If you were looking forward to poisoning your loved ones and playing it off as a holiday accident, don't look to the poinsettia to lend a hand. The famously "poisonous" seasonal flowers are not poisonous at all.
Poinsettias are the big ugly red flowers often associated with Christmas. As a child, I was always warned away from them, because everyone knew they were poisonous. Turns out, they're nothing of the kind. The rumour that these flowers were poisonous got started in 1919. According to a popular story, an Army officer posted in Hawaii was enjoying a tropical Christmas with his family when one of his children ate poinsettia leaves and died.
It was 1972 before anyone decided to follow up on the story by contacting the hospital where the death supposedly occurred. The doctor involved had passed away, but his son was available for comment and stated for the record that the story of death-by-poinsettia was nonsense.

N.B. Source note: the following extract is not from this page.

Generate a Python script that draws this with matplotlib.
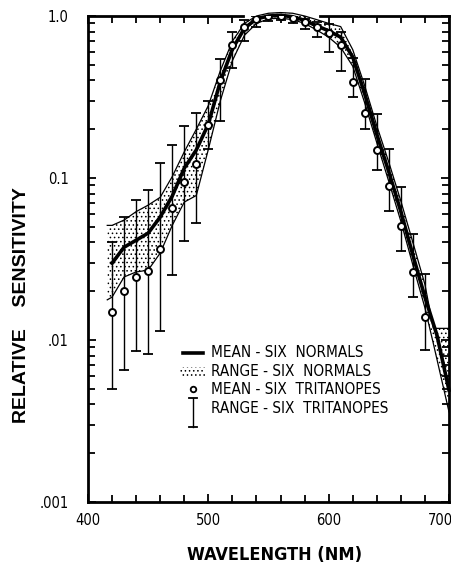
import numpy as np
import matplotlib
matplotlib.use("Agg")
import matplotlib.pyplot as plt
from matplotlib.ticker import MultipleLocator, FixedLocator, FixedFormatter, LogLocator, NullFormatter
from matplotlib.patches import Rectangle
from matplotlib.transforms import ScaledTranslation

# Mean of six normal observers (thick line)
wl = np.arange(420, 701, 10)
normal_mean = [0.0298, 0.0374, 0.0413, 0.0457, 0.0574, 0.0773, 0.115, 0.149, 0.215, 0.395,
               0.625, 0.84, 0.96, 1.0, 1.01, 0.99, 0.94, 0.87, 0.81, 0.74,
               0.558, 0.33, 0.186, 0.109, 0.062, 0.0334, 0.0184, 0.0107, 0.0049]

# Range of six normals (stippled band)
band_wl = [416, 420, 430, 440, 450, 460, 470, 480, 490, 500, 510, 520, 530, 540, 550,
           560, 570, 580, 590, 600, 610, 620, 630, 640, 650, 660, 670, 680, 687, 700]
band_hi = [0.051, 0.051, 0.055, 0.062, 0.068, 0.076, 0.102, 0.145, 0.20, 0.28, 0.46, 0.70,
           0.90, 1.0, 1.04, 1.05, 1.04, 1.0, 0.95, 0.90, 0.86, 0.62, 0.37, 0.21, 0.125,
           0.072, 0.040, 0.022, 0.0118, 0.0118]
band_lo = [0.0177, 0.0184, 0.0245, 0.0263, 0.027, 0.0344, 0.051, 0.071, 0.078, 0.15, 0.30,
           0.53, 0.76, 0.90, 0.96, 0.97, 0.95, 0.90, 0.82, 0.74, 0.64, 0.49, 0.29, 0.165,
           0.095, 0.054, 0.029, 0.0158, 0.0095, 0.0036]

# Six tritanopes: mean (circles) and range (bars)
tri_wl = np.arange(420, 681, 10)
tri_mean = [0.0149, 0.020, 0.0244, 0.0266, 0.0364, 0.0652, 0.0944, 0.122, 0.212, 0.40,
            0.66, 0.86, 0.96, 1.0, 1.0, 0.97, 0.92, 0.85, 0.78, 0.66,
            0.39, 0.252, 0.149, 0.089, 0.0504, 0.0262, 0.0138]
tri_hi = [0.0402, 0.0573, 0.073, 0.0842, 0.1236, 0.16, 0.209, 0.252, 0.30, 0.542,
          0.80, 0.95, 1.0, 1.02, 1.03, 1.0, 0.96, 0.92, 0.89, 0.80,
          0.55, 0.41, 0.25, 0.15, 0.088, 0.0449, 0.0256]
tri_lo = [0.00497, 0.0065, 0.00853, 0.00817, 0.01133, 0.0251, 0.0408, 0.0527, 0.15, 0.2246,
          0.48, 0.70, 0.85, 0.93, 0.95, 0.90, 0.83, 0.74, 0.60, 0.46,
          0.316, 0.20, 0.112, 0.0626, 0.0354, 0.0184, 0.0087]

x_ticks = [400, 500, 600, 700]
y_ticks = [0.001, 0.01, 0.1, 1.0]
y_labels = [".001", ".01", "0.1", "1.0"]

legend_labels = ["MEAN - SIX  NORMALS", "RANGE - SIX  NORMALS",
                 "MEAN - SIX  TRITANOPES", "RANGE - SIX  TRITANOPES"]

cond = dict(family="DejaVu Sans", fontstretch="condensed")

fig = plt.figure(figsize=(4.52, 5.71), dpi=100)
ax = fig.add_axes([88 / 452, 69 / 571, 361 / 452, 486 / 571])

plt.rcParams["hatch.linewidth"] = 0.6

# normal range band
band = ax.fill_between(band_wl, band_lo, band_hi, facecolor="white", edgecolor="black",
                       hatch="....", linewidth=0, zorder=1)
band.set_clip_on(False)
ax.plot(band_wl, band_hi, color="black", lw=0.9, zorder=2, clip_on=False)
ax.plot(band_wl, band_lo, color="black", lw=0.9, zorder=2)

# tritanope range bars
tm = np.array(tri_mean)
ax.errorbar(tri_wl, tm, yerr=[tm - np.array(tri_lo), np.array(tri_hi) - tm], fmt="none",
            ecolor="black", elinewidth=1.0, capsize=3.5, capthick=1.3, zorder=3)

# normal mean
ax.plot(wl, normal_mean, color="black", lw=2.6, zorder=4, clip_on=False,
        solid_joinstyle="round")

# tritanope means
ax.plot(tri_wl, tri_mean, "o", ms=5, mfc="white", mec="black", mew=1.4, zorder=5)

ax.set_xlim(400, 700)
ax.set_yscale("log")
ax.set_ylim(0.001, 1.0)

ax.xaxis.set_major_locator(FixedLocator(x_ticks))
ax.xaxis.set_minor_locator(MultipleLocator(20))
ax.yaxis.set_major_locator(FixedLocator(y_ticks))
ax.yaxis.set_major_formatter(FixedFormatter(y_labels))
ax.yaxis.set_minor_locator(LogLocator(subs=np.arange(2, 10)))
ax.yaxis.set_minor_formatter(NullFormatter())

ax.tick_params(which="both", direction="in", top=True, right=True, width=1.3)
ax.tick_params(which="major", length=6)
ax.tick_params(which="minor", length=5)
ax.tick_params(axis="x", pad=8)
ax.tick_params(axis="y", pad=14)
for lab in ax.get_xticklabels() + ax.get_yticklabels():
    lab.set_family(cond["family"])
    lab.set_fontstretch(cond["fontstretch"])
    lab.set_fontsize(10.5)
# the last x label is pulled in from the figure edge
xl = ax.get_xticklabels()[-1]
xl.set_transform(xl.get_transform() + ScaledTranslation(-9 / 100, 0, fig.dpi_scale_trans))

for s in ["left", "right", "bottom"]:
    ax.spines[s].set_linewidth(2)
# top frame is broken where the curve peaks
ax.spines["top"].set_visible(False)
ax.axhline(1.0, 0, 0.429, color="black", lw=2, clip_on=False, zorder=2)
ax.axhline(1.0, 0.643, 1, color="black", lw=2, clip_on=False, zorder=2)

fig.text(22 / 452, 1 - 305 / 571, "RELATIVE    SENSITIVITY", rotation=90, ha="center",
         va="center", fontsize=14, fontweight="bold", family=["Liberation Sans", "DejaVu Sans"])
fig.text(275 / 452, 1 - 555 / 571, "WAVELENGTH (NM)", ha="center", va="center",
         fontsize=13, fontweight="bold", **cond)

# hand-drawn key
tr = ax.transAxes
ax.plot([0.263, 0.319], [0.307, 0.307], color="black", lw=2.6, transform=tr)
ax.add_patch(Rectangle((0.255, 0.255), 0.069, 0.023, transform=tr, facecolor="white",
                       edgecolor="black", hatch="....", lw=0))
ax.plot([0.291], [0.233], "o", ms=4, mfc="white", mec="black", mew=1.3, transform=tr)
ax.plot([0.291, 0.291], [0.154, 0.214], color="black", lw=1.0, transform=tr)
ax.plot([0.281, 0.301], [0.214, 0.214], color="black", lw=1.3, transform=tr)
ax.plot([0.281, 0.301], [0.154, 0.154], color="black", lw=1.3, transform=tr)
for i, txt in enumerate(legend_labels):
    ax.text(0.341, 0.308 - i * 0.0385, txt, transform=tr, ha="left", va="center",
            fontsize=11, **cond)

fig.savefig("out.png", dpi=100)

To be sure, in 1971 doctors tested out poinsettias as a poison. They blended leaves into a smoothie and fed it to rats. The rats gobbled down the leaves and remained as healthy as any lab rat could ever hope to be. The most enthusiastic rat downed the equivalent of a human eating 600 poinsettia leaves. It felt no ill effects. Doctors concluded that kids would have to eat over a pound of leaves to get an equivalent dose that the rats consumed.
Scientists repeated the experiment in 1980. Forty-six rats were fed poinsettias, observed, then "sacrificed." The scientists found "no changes in behaviour," no changes in weight, and no lesions on any of the organs inside the rats. One group of rats had a significant increase in thyroid weight, but most of them were absolutely fine.
Putting the final nail in the coffin lid of the theory, a review of over 20,000 cases of poinsettias found no fatalities.
So those of you hoping to knock off your relatives when you go home for the holidays, look for some other type of poison to slip into their drinks. Or just send a card.